3. Distributed Consensus
Achieving agreement among distributed nodes despite failures and network delays is critical. Prominent consensus algorithms include:
- Paxos – Ensures consistency in an asynchronous system with crash failures.
- Raft – A more understandable alternative to Paxos, widely used in modern systems like etcd and Consul.
- Byzantine Fault Tolerant (BFT) Protocols – Tolerates malicious nodes (e.g., PBFT, HotStuff used in Libra/Diem).
4. Vector Clocks & Conflict Resolution
When multiple nodes independently update a shared resource, conflict resolution techniques are required. For example, CRDTs are used in distributed databases like Redis and Riak to merge updates deterministically, while OT is extensively used in real-time collaborative editing applications like Google Docs and Figma to synchronize concurrent changes.
- Conflict-Free Replicated Data Types (CRDTs) – Ensures eventual consistency by designing data structures that can be merged without conflicts.
- Operational Transformation (OT) – Used in collaborative applications like Google Docs to maintain consistency despite concurrent edits.
5. Distributed Transactions and Two-Phase Commit (2PC)
When operations span multiple nodes, ensuring atomicity is crucial:
- 2PC – A coordinator proposes a transaction, and participants must unanimously commit or abort.
- Three-Phase Commit (3PC) – Improves on 2PC by reducing blocking risks in case of failures.
6. Gossip Protocols
Gossip-based synchronization is useful for large-scale distributed systems, such as Apache Cassandra and Bitcoin, where nodes propagate state updates asynchronously to maintain consistency.
- Nodes exchange state updates probabilistically, leading to eventual consistency.
- Used in peer-to-peer networks, distributed databases (Cassandra), and blockchain networks.
Practical Considerations
Choosing the Right Synchronization Model
- Strict Consistency (e.g., Linearizability) – Suitable for critical applications but expensive.
- Eventual Consistency – Trades immediate consistency for better performance and availability (used in NoSQL databases like DynamoDB, Cassandra).

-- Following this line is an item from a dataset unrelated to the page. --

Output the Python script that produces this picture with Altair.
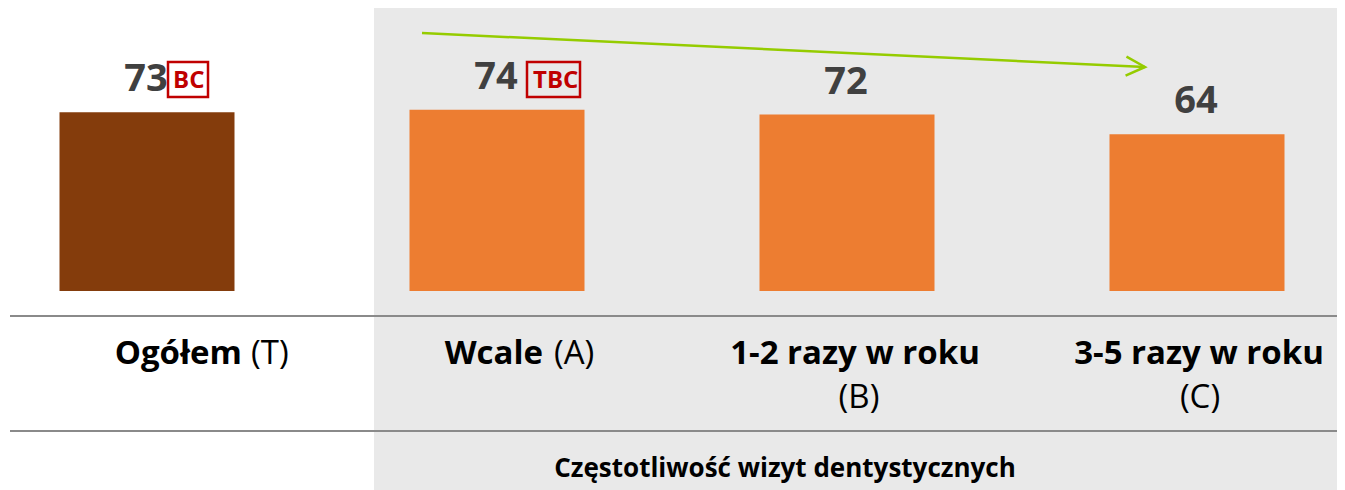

- Hybrid Approaches – Combining strong consistency where necessary and eventual consistency elsewhere (e.g., Spanner, CockroachDB).
Optimizing for Performance
- Reducing Synchronization Overhead – Use optimistic concurrency control or version-based updates.
- Sharding & Partitioning – Minimize synchronization needs by dividing responsibilities among nodes.
- Asynchronous Processing – Allow background synchronization to improve responsiveness.
Fault Tolerance & Recovery
- Checkpointing & Rollback – Save system state periodically to recover from failures.
- Replication & Redundancy – Keep multiple copies of critical data to ensure availability.
- Self-Healing Mechanisms – Automate failure detection and recovery.
Conclusion
Synchronization in distributed systems is about balancing consistency, performance, and fault tolerance.
Each system must adopt synchronization strategies based on trade-offs between high throughput, fault tolerance, and real-time collaboration. Developers can use logical clocks, consensus protocols, and eventual consistency models to balance accuracy, efficiency, and scalability while addressing system-specific requirements. Optimizing synchronization mechanisms enables developers to build scalable and resilient distributed systems capable of handling concurrency, failures, and network unpredictability effectively.
For further reading, research on distributed consensus and cloud synchronization strategies offers deeper insights into these challenges.